Have not heard any plans for Easter from the lads,,seems like May is Exmouth month and plans are well underway .

But seeing Easter is Salmon time i will be at Pt Peron hopefully getting stuck into them, i reckon it would be awesome fun on light tackle off the yak.


----------



## ryber (Mar 13, 2008)

Well come easter time I will be hoping to be yakking about Dunsborough way trying to get into some salmon !!


----------



## Daveyak (Oct 6, 2005)

Thanks for the replies you blokes. I actually posted that question asking about Easter last year but applies equally to this year.

Arfa, I already live in a place much like you describe. I was just wondering if anyone was planning try somewhere (away from the big smoke) where perhaps some of us could meet up. I've been meaning, for a few years, to give Esperance a try & to catch up with Wattie. One day....

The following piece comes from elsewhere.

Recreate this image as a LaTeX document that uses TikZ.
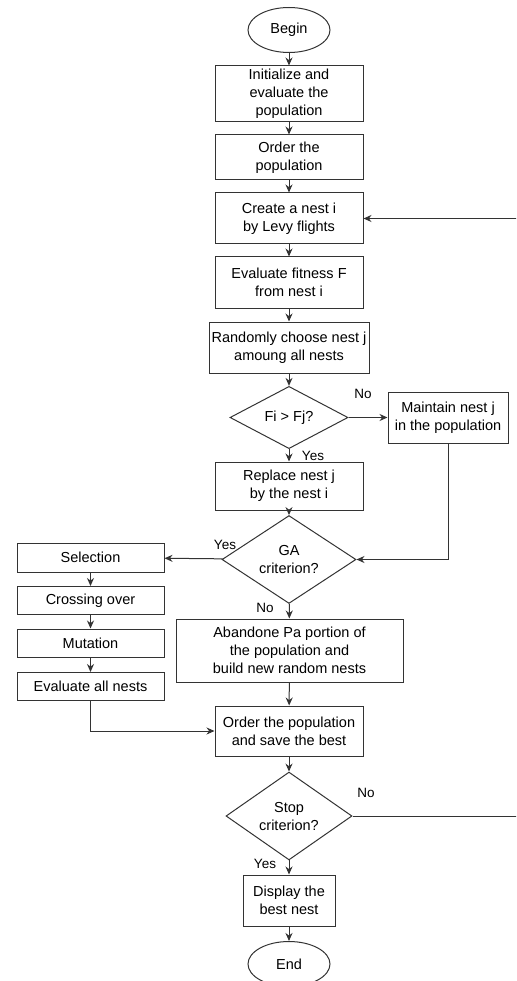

Shorty & Ryber, I too will be chasing salmon & most probably along this stretch of coast. I've had success near Albany in past years with some good size salmon. The trouble with Easter is everywhere on the coast is packed with people so staying home is usually easier & more relaxing. This pic from a few years ago, 74 cm salmon. There are bigger ones around, have cought 'em over 85 cm from boats.around









I went on the Abrolhos trip last Feb but have had to pass on this year's trip & having a medical procedure on my shoulder in a few weeks so if I'm still able to paddle I'll be hanging out for some salmon or other pelagic action again at Easter.

Can't wait... 8)


----------



## sepdick (Feb 13, 2009)

arfa said:


> hi ya daveyak...
> if you've not heard of esperance it is great place for a holiday. With lots off islands and bays the fishing is great, the down side is that we are seven hours from perth. That may work in our favour as we have uncrowded beaches and fishing spots.We have a big catch bag down here, from black bream to your usual southern water reef fish, skippy and salmon to five kilo. I fished the break water on the weekend cuaght 20-30 skippy from 10-30cm, pink snapper 30-40cm, nanagui and flathead. AKFF member wattie is keen yak fisher from there and is usually keen to get out with more yak fishers. I've not fished with him yet but hope to in near future and seems to have good knowledge of the earea...


 hi arfa,
sepdick here i will be in esperance on the day after easter. love to cacth up i have a hobie mirage revolution as well.
will bring the fishing gear. my mobile no is 0428932856 staying a week or so.
hope to here from ya.
sepdick (im a plumber)


----------



## HoollyDoolly (Mar 5, 2012)

I will be in exmouth for easter with a million other people


----------